Ram Dass, Fierce Grace (2001)
Director:
Mickey LemleDirector:
This is a documentary film about Richard Alpert who became Ram Dass and focuses on a life changing stroke that occurred in his mid 60s.
It goes through his story. He was a child the Boston elite, his father a wealthy industrialist. The film has clips from home movies shot in the 1930s and 40s on their 300 acre estate in New Hanpshire, complete with 3 hole golf course. He was the youngest and darling of a family of three boys.
He becomes a Harvard professor. At Harvard he meets up with Timothy Leary, gets into LSD research with him and gets fired from Harvard with him. They land for a time in Millbrook, NY at the Hitchcock Estate and continue the LSD work in a much freer way than they could at Harvard. Ram Dass revisits Millbrook in the movie and marvels at the enormous house it has, with 50 or 60 rooms. This becomes a counter culture scene that went on for about 5 years 1963-68. It eventually falls apart, Alpert describes it getting excessive with him and others obviously overindulging. Alpert breaks from this Leary dominated situation.

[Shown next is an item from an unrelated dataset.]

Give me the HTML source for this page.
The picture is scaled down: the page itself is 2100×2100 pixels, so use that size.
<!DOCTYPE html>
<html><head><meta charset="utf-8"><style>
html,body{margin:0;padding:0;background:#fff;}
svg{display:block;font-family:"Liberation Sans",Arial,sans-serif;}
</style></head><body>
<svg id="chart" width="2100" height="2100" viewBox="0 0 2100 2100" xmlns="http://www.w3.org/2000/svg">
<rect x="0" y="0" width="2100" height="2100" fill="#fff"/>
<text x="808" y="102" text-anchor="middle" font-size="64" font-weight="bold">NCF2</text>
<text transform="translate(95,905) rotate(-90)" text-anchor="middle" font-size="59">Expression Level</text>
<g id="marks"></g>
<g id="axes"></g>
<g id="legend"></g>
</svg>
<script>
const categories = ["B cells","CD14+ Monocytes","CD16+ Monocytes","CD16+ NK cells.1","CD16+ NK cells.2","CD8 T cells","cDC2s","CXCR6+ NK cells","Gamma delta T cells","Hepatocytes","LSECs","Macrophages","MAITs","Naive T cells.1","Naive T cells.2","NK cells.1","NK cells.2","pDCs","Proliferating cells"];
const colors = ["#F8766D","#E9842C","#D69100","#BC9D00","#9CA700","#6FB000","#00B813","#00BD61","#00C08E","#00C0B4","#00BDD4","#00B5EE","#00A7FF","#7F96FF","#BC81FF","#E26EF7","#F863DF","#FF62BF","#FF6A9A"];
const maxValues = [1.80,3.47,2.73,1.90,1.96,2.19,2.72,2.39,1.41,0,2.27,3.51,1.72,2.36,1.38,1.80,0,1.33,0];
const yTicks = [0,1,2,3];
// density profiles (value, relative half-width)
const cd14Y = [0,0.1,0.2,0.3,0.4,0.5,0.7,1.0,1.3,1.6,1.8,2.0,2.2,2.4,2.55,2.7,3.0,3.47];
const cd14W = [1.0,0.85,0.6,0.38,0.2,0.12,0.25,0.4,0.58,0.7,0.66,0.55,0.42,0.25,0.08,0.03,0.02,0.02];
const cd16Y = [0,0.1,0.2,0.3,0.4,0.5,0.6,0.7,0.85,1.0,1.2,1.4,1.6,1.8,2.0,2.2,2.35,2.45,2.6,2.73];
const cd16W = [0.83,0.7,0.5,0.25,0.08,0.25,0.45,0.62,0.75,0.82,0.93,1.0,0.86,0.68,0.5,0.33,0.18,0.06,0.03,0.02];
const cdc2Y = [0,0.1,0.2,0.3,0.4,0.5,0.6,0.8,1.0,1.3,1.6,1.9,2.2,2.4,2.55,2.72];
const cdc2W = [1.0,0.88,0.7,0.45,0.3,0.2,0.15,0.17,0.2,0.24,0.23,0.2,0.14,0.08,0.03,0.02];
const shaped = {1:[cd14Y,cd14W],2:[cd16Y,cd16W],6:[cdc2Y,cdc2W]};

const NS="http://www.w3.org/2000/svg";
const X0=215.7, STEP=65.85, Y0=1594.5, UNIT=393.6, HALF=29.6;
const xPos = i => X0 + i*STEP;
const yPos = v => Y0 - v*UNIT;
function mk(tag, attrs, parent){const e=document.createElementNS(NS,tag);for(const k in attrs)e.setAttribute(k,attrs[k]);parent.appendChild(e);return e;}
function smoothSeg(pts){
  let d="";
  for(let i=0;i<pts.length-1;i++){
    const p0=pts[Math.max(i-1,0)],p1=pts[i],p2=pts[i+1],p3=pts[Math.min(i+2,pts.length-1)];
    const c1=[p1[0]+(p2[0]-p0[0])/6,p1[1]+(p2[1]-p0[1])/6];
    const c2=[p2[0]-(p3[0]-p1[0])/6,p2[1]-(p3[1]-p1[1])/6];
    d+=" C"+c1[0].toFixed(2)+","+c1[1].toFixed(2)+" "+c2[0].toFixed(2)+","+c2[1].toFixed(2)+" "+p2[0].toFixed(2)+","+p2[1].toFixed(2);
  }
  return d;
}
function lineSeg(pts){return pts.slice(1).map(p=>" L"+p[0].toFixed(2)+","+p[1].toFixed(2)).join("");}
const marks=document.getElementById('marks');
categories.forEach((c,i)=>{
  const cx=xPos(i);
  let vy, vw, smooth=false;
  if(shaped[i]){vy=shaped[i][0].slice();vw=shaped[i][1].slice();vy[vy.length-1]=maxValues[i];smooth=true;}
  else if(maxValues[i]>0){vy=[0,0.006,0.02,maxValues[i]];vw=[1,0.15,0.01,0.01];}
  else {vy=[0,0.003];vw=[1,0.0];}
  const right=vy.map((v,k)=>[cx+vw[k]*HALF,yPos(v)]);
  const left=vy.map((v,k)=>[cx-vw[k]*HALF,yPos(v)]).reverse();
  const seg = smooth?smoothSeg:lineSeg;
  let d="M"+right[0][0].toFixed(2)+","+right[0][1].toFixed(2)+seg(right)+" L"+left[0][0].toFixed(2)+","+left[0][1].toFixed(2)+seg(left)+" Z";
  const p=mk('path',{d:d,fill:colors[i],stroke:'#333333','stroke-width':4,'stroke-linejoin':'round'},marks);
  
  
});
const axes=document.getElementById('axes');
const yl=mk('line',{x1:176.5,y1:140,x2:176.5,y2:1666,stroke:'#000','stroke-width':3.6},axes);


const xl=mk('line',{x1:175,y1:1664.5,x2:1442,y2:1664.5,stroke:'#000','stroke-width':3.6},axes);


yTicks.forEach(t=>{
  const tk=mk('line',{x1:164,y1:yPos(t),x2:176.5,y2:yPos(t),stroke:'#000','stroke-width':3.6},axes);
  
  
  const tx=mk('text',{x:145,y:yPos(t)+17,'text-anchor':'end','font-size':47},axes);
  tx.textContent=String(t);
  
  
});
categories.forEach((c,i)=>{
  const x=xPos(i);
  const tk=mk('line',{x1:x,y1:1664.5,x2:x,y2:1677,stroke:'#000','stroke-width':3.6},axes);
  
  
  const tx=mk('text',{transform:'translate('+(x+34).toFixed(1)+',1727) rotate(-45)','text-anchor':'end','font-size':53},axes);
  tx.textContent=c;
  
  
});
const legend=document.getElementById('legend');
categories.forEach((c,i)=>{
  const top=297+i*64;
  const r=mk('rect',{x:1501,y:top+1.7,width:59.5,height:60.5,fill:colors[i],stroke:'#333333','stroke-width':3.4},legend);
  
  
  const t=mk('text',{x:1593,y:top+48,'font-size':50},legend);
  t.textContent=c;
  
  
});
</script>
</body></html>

Then he goes to India, meets guru Neem Karoli Baba and is amazed by his powers in mind reading. Neem Karoli Baba asks to try some LSD and takes a massive dose afterwhich he exhibits no effect.

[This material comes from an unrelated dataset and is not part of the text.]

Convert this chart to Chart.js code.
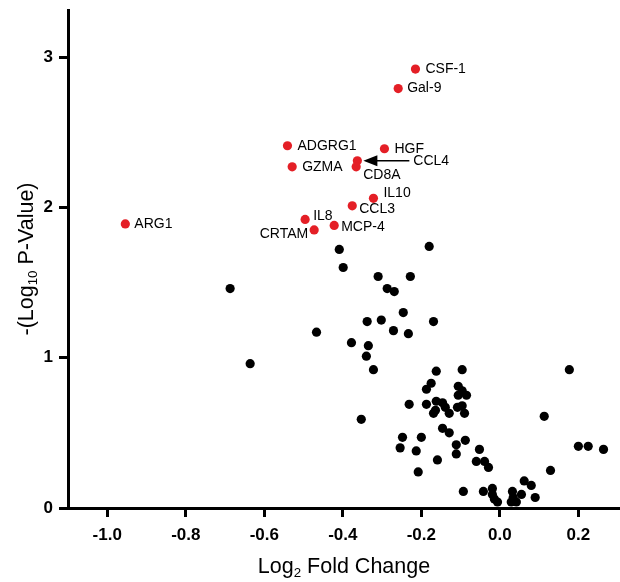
<!DOCTYPE html>
<html>
<head>
<meta charset="utf-8">
<script src="https://cdn.jsdelivr.net/npm/chart.js@4.4.1/dist/chart.umd.min.js"></script>
<style>
  html, body { margin: 0; padding: 0; background: #fff; overflow: hidden; }
  #wrap { width: 620px; height: 582px; position: relative; }
  #volcano { display: block; }
</style>
</head>
<body>
<div id="wrap"><canvas id="volcano"></canvas></div>
<script>
// labelled (significant) genes
const geneNames = ['CSF-1', 'Gal-9', 'ADGRG1', 'HGF', 'CCL4', 'CD8A', 'GZMA', 'IL10', 'CCL3', 'IL8', 'MCP-4', 'CRTAM', 'ARG1'];
const geneFC = [-0.215, -0.259, -0.541, -0.294, -0.363, -0.366, -0.529, -0.322, -0.376, -0.496, -0.422, -0.473, -0.954];
const geneP = [2.92, 2.79, 2.41, 2.39, 2.31, 2.27, 2.27, 2.06, 2.01, 1.92, 1.88, 1.85, 1.89];

// the rest
const otherFC = [
  -0.687, -0.636, -0.409, -0.180, -0.399, -0.310, -0.228, -0.287, -0.269, -0.246,
  -0.338, -0.302, -0.169, -0.271, -0.233, -0.467, -0.378, -0.335, -0.340, -0.322,
  -0.162, -0.096, 0.177, -0.175, -0.187, -0.106, -0.096, -0.106, -0.085, -0.231,
  -0.187, -0.162, -0.146, -0.139, -0.164, -0.169, -0.129, -0.108, -0.096, -0.090,
  0.113, -0.353, -0.146, -0.129, -0.248, -0.200, -0.254, -0.213, -0.111, -0.088,
  -0.111, -0.052, 0.200, 0.225, 0.264, -0.159, -0.060, -0.039, -0.029, -0.208,
  0.129, 0.062, 0.080, -0.093, -0.042, -0.019, -0.019, -0.014, -0.006, 0.032,
  0.034, 0.055, 0.090, 0.029, 0.042
];
const otherP = [
  1.46, 0.96, 1.72, 1.74, 1.60, 1.54, 1.54, 1.46, 1.44, 1.30,
  1.24, 1.25, 1.24, 1.18, 1.16, 1.17, 1.10, 1.08, 1.01, 0.92,
  0.91, 0.92, 0.92, 0.83, 0.79, 0.81, 0.78, 0.75, 0.75, 0.69,
  0.69, 0.71, 0.70, 0.67, 0.65, 0.63, 0.63, 0.67, 0.68, 0.63,
  0.61, 0.59, 0.53, 0.50, 0.47, 0.47, 0.40, 0.38, 0.42, 0.45,
  0.36, 0.39, 0.41, 0.41, 0.39, 0.32, 0.31, 0.31, 0.27, 0.24,
  0.25, 0.18, 0.15, 0.11, 0.11, 0.13, 0.09, 0.06, 0.04, 0.11,
  0.07, 0.09, 0.07, 0.04, 0.04
];

const xTicks = [-1.0, -0.8, -0.6, -0.4, -0.2, 0.0, 0.2];
const yTicks = [0, 1, 2, 3];

// label placement (pixel offsets from the point), kept apart from the data
const labelPos = {
  'CSF-1': [10, 0, 'left'], 'Gal-9': [9, 0, 'left'], 'ADGRG1': [10, 0, 'left'],
  'HGF': [10, 0, 'left'], 'CCL4': [56, 0, 'left'], 'CD8A': [7, 8, 'left'],
  'GZMA': [10, 0, 'left'], 'IL10': [10, -5, 'left'], 'CCL3': [7, 3, 'left'],
  'IL8': [8, -3, 'left'], 'MCP-4': [7, 2, 'left'], 'CRTAM': [-6, 4, 'right'],
  'ARG1': [9, 0, 'left']
};

const FONT = "'Liberation Sans', Arial, sans-serif";
const RED = '#e41f26';

function drawSub(ctx, parts, size) {
  // parts: [text, isSubscript]
  let w = 0;
  parts.forEach(p => {
    ctx.font = (p[1] ? size * 0.62 : size) + 'px ' + FONT;
    w += ctx.measureText(p[0]).width;
  });
  let x = -w / 2;
  parts.forEach(p => {
    ctx.font = (p[1] ? size * 0.62 : size) + 'px ' + FONT;
    ctx.fillText(p[0], x, p[1] ? size * 0.3 : 0);
    x += ctx.measureText(p[0]).width;
  });
}

const extras = {
  id: 'extras',
  afterDraw(chart) {
    const ctx = chart.ctx;
    const meta = chart.getDatasetMeta(0);
    ctx.save();
    ctx.fillStyle = '#000';
    ctx.textBaseline = 'middle';
    geneNames.forEach((name, i) => {
      const pt = meta.data[i];
      const pos = labelPos[name];
      ctx.font = '14px ' + FONT;
      ctx.textAlign = pos[2];
      ctx.fillText(name, pt.x + pos[0], pt.y + pos[1]);
      if (name === 'CCL4') {
        const y = pt.y;
        const tip = pt.x + 6;
        ctx.strokeStyle = '#000';
        ctx.lineWidth = 1.5;
        ctx.beginPath();
        ctx.moveTo(pt.x + pos[0] - 4, y);
        ctx.lineTo(tip + 10, y);
        ctx.stroke();
        ctx.beginPath();
        ctx.moveTo(tip, y);
        ctx.lineTo(tip + 14, y - 5.5);
        ctx.lineTo(tip + 14, y + 5.5);
        ctx.closePath();
        ctx.fill();
      }
    });

    // axis titles with subscripts
    ctx.textAlign = 'left';
    ctx.textBaseline = 'middle';
    ctx.save();
    ctx.translate(344, 567);
    drawSub(ctx, [['Log', false], ['2', true], [' Fold Change', false]], 21.5);
    ctx.restore();
    ctx.save();
    ctx.translate(27, 259);
    ctx.rotate(-Math.PI / 2);
    drawSub(ctx, [['-(Log', false], ['10', true], [' P-Value)', false]], 21.5);
    ctx.restore();
    ctx.restore();
  }
};

const axisStyle = {
  grid: { display: true, drawOnChartArea: false, drawTicks: true, tickLength: 9, tickWidth: 3, tickColor: '#000' },
  border: { display: true, color: '#000', width: 3 }
};

new Chart(document.getElementById('volcano'), {
  type: 'scatter',
  data: {
    datasets: [{
      data: geneFC.map((x, i) => ({ x: x, y: geneP[i] })),
      backgroundColor: RED,
      borderWidth: 0,
      pointRadius: 4.6,
      clip: false
    }, {
      data: otherFC.map((x, i) => ({ x: x, y: otherP[i] })),
      backgroundColor: '#000',
      borderWidth: 0,
      pointRadius: 4.6,
      clip: false
    }]
  },
  options: {
    responsive: true,
    maintainAspectRatio: false,
    animation: false,
    layout: { autoPadding: false, padding: { top: 10, right: 0, left: 0, bottom: 0 } },
    plugins: { legend: { display: false }, tooltip: { enabled: false } },
    scales: {
      x: {
        type: 'linear',
        min: -1.1,
        max: 0.306,
        afterBuildTicks: s => { s.ticks = xTicks.map(v => ({ value: v })); },
        afterFit: s => { s.height = 74; s.paddingRight = 0; s.paddingLeft = 0; },
        ticks: {
          color: '#000',
          padding: 8,
          font: { family: FONT, size: 17, weight: 'bold' },
          callback: v => v.toFixed(1)
        },
        ...axisStyle
      },
      y: {
        min: 0,
        max: 3.313,
        afterBuildTicks: s => { s.ticks = yTicks.map(v => ({ value: v })); },
        afterFit: s => { s.width = 68; s.paddingTop = 0; s.paddingBottom = 0; },
        ticks: {
          color: '#000',
          padding: 6,
          font: { family: FONT, size: 17, weight: 'bold' }
        },
        ...axisStyle
      }
    }
  },
  plugins: [extras]
});
</script>
</body>
</html>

I remember reading about this in the old Ram Dass book Be Here Now. Frankly I have trouble buying into it. Neem Karoli Baba might have been a sort of great teacher, but could have also been a bit of a trickster magician. He could have very easily been given the tiny LSD tablets and not actually consumed them. At any rate this is profoundly impressive to Alpert and he goes Indian and returns to the USA as Ram Dass spiritual teacher in Indian like dress and manor, himself transforming into a guru for the new age, the hippie generation. The film shows lovely footage of him in early stages of this at the family's estate where young people have come to be with him and receive his teachings. They chant, sing Hari Krishna on the golf course, young westerners, seekers, embracing this very exotic Indian religious stuff.
This is the background information of a film that is about the aftermath of this stroke. We see him in the year 2000, now reverting to western clothing going through physical and speech therapy, and struggling to get around with the right side of his body not cooperating as it had before.

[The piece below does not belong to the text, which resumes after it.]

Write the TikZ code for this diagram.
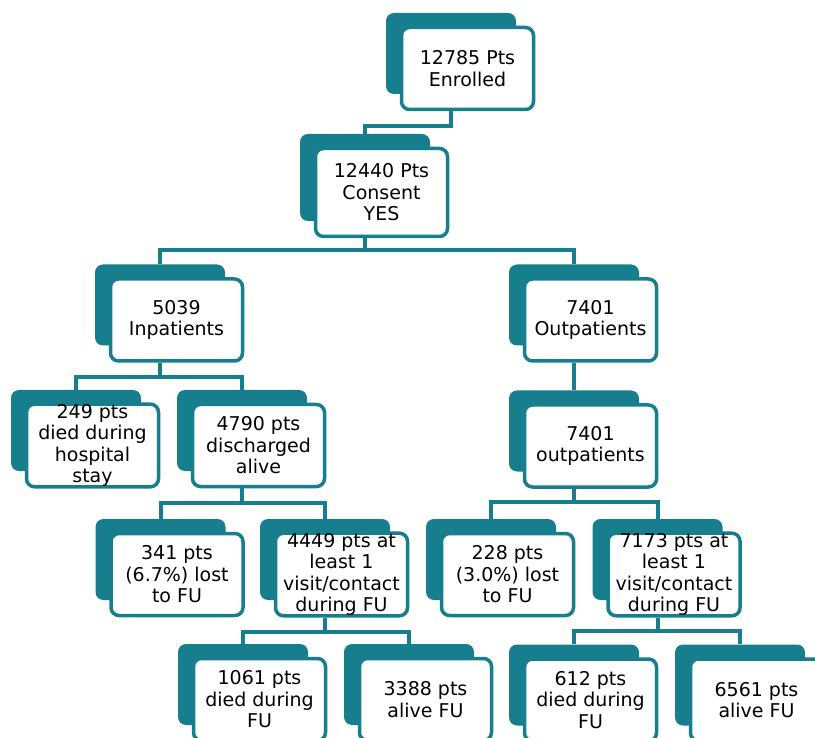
\documentclass[tikz,border=0pt]{standalone}
\usepackage{fontspec}
\setmainfont{DejaVu Sans}
\usetikzlibrary{calc,positioning,backgrounds}
\definecolor{cardteal}{RGB}{22,126,140}

\begin{document}
\begin{tikzpicture}[x=1pt, y=-1pt,
    every node/.style={rounded corners=8pt, inner sep=0pt, align=center,
      font=\fontsize{19}{21.5}\selectfont},
    card/.style={draw=cardteal, line width=3.5pt, fill=white,
      minimum width=132pt, minimum height=82pt},
    cardback/.style={fill=cardteal, minimum width=130pt, minimum height=81pt},
    link/.style={draw=cardteal, line width=4pt}]
    \useasboundingbox (0,0) rectangle (815,738);
    \clip (0,0) rectangle (815,738);

    % front cards
    \node[card] (enrolled) at (467.5,68.5) {12785 Pts\\Enrolled};
    \node[card, minimum height=88pt] (consent) at (381.5,192.5) {12440 Pts\\Consent\\YES};
    \node[card] (inpat) at (176.5,320) {5039\\Inpatients};
    \node[card] (outpat) at (590.5,320) {7401\\Outpatients};
    \node[card] (diedhosp) at (92.5,445.5) {249 pts\\died during\\hospital\\stay};
    \node[card] (discharged) at (258.5,445.5) {4790 pts\\discharged\\alive};
    \node[card] (outpattwo) at (590.5,446) {7401\\outpatients};
    \node[card] (lostin) at (177,574.5) {341 pts\\(6.7\%) lost\\to FU};
    \node[card] (visitin) at (341.5,574.5) {4449 pts at\\least 1\\visit/contact\\during FU};
    \node[card] (lostout) at (507.5,574.5) {228 pts\\(3.0\%) lost\\to FU};
    \node[card] (visitout) at (674,574.5) {7173 pts at\\least 1\\visit/contact\\during FU};
    \node[card] (diedin) at (259.5,699.5) {1061 pts\\died during\\FU};
    \node[card] (alivein) at (425.5,699.5) {3388 pts\\alive FU};
    \node[card] (diedout) at (590.5,700) {612 pts\\died during\\FU};
    \node[card] (aliveout) at (756.5,700) {6561 pts\\alive FU};

    % teal backs behind the cards
    \begin{scope}[on background layer]
      \node[cardback] (enrolledS) at ($(enrolled)+(-16.5,-15)$) {};
      \node[cardback, minimum height=87pt] (consentS) at ($(consent)+(-16.5,-15)$) {};
      \node[cardback] (inpatS) at ($(inpat)+(-16.5,-15)$) {};
      \node[cardback] (outpatS) at ($(outpat)+(-16.5,-15)$) {};
      \node[cardback] (diedhospS) at ($(diedhosp)+(-16.5,-15)$) {};
      \node[cardback] (dischargedS) at ($(discharged)+(-16.5,-15)$) {};
      \node[cardback] (outpattwoS) at ($(outpattwo)+(-16.5,-15)$) {};
      \node[cardback] (lostinS) at ($(lostin)+(-16.5,-15)$) {};
      \node[cardback] (visitinS) at ($(visitin)+(-16.5,-15)$) {};
      \node[cardback] (lostoutS) at ($(lostout)+(-16.5,-15)$) {};
      \node[cardback] (visitoutS) at ($(visitout)+(-16.5,-15)$) {};
      \node[cardback] (diedinS) at ($(diedin)+(-16.5,-15)$) {};
      \node[cardback] (aliveinS) at ($(alivein)+(-16.5,-15)$) {};
      \node[cardback] (diedoutS) at ($(diedout)+(-16.5,-15)$) {};
      \node[cardback] (aliveoutS) at ($(aliveout)+(-16.5,-15)$) {};
    \end{scope}

    % connectors
    \draw[link] (enrolledS.north |- enrolled.south) -- ++(0,15) -| (consentS.north);
    \draw[link] (consentS.north |- consent.south) -- ++(0,12) coordinate (splitA);
    \draw[link] (inpatS.north) |- (splitA) -| (outpatS.north);
    \draw[link] (inpatS.north |- inpat.south) -- ++(0,14) coordinate (splitB);
    \draw[link] (diedhospS.north) |- (splitB) -| (dischargedS.north);
    \draw[link] (outpatS.north |- outpat.south) -- (outpattwoS.north);
    \draw[link] (dischargedS.north |- discharged.south) -- ++(0,15) coordinate (splitC);
    \draw[link] (lostinS.north) |- (splitC) -| (visitinS.north);
    \draw[link] (outpattwoS.north |- outpattwo.south) -- ++(0,13) coordinate (splitD);
    \draw[link] (lostoutS.north) |- (splitD) -| (visitoutS.north);
    \draw[link] (visitinS.north |- visitin.south) -- ++(0,14) coordinate (splitE);
    \draw[link] (diedinS.north) |- (splitE) -| (aliveinS.north);
    \draw[link] (visitoutS.north |- visitout.south) -- ++(0,13) coordinate (splitF);
    \draw[link] (diedoutS.north) |- (splitF) -| (aliveoutS.north);
\end{tikzpicture}
\end{document}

He speaks of being “stroked” and taking it as a new lesson that he needed even though he did not particularly welcome it.
Ram Dass comes off in this movie as a very nice man. His teaching, not very clear in the movie, appears to be benign at least, a type of self-help therapist. He is clearly a child of wealthy elite and exhibits no hesitation at talking on a leadership role. It is something he feel entitled to. There are a lot of people like him. I have not read any of his books, Just pieces of Be Here Now, but as a popular cultural figure he doesn’t appear to be harmful. I am convinced that many people have found things in his work that help them through life.
The film shows this and depicts him as a caring, compassionate, person.
Yet as I followed the story I saw a man lucky wealthy by birth. A situation that makes even the stroke aftermath, with so many people working to serve and help him, a great deal easier than it might be for so many of us who are less privileged. This does not discount what he has to share but I think it is best listened to in privileged context.
It is not unusual for the psychedelic experience to reset people into “spiritual”. I know people personally who are more or less transformed in this way, some embracing surprisingly exotic modalities. This didn’t happen to me. LSD instantly gave me a new view of life, the planet, and my place within it. But I didn’t feel the need to name it, remediate it, and turn this profound direct experience into something as codified as religion, or “spiritual”, as many others apparently are drawn to do. The attaching of this experience to symbols of religion is an interesting phenomenon for sure.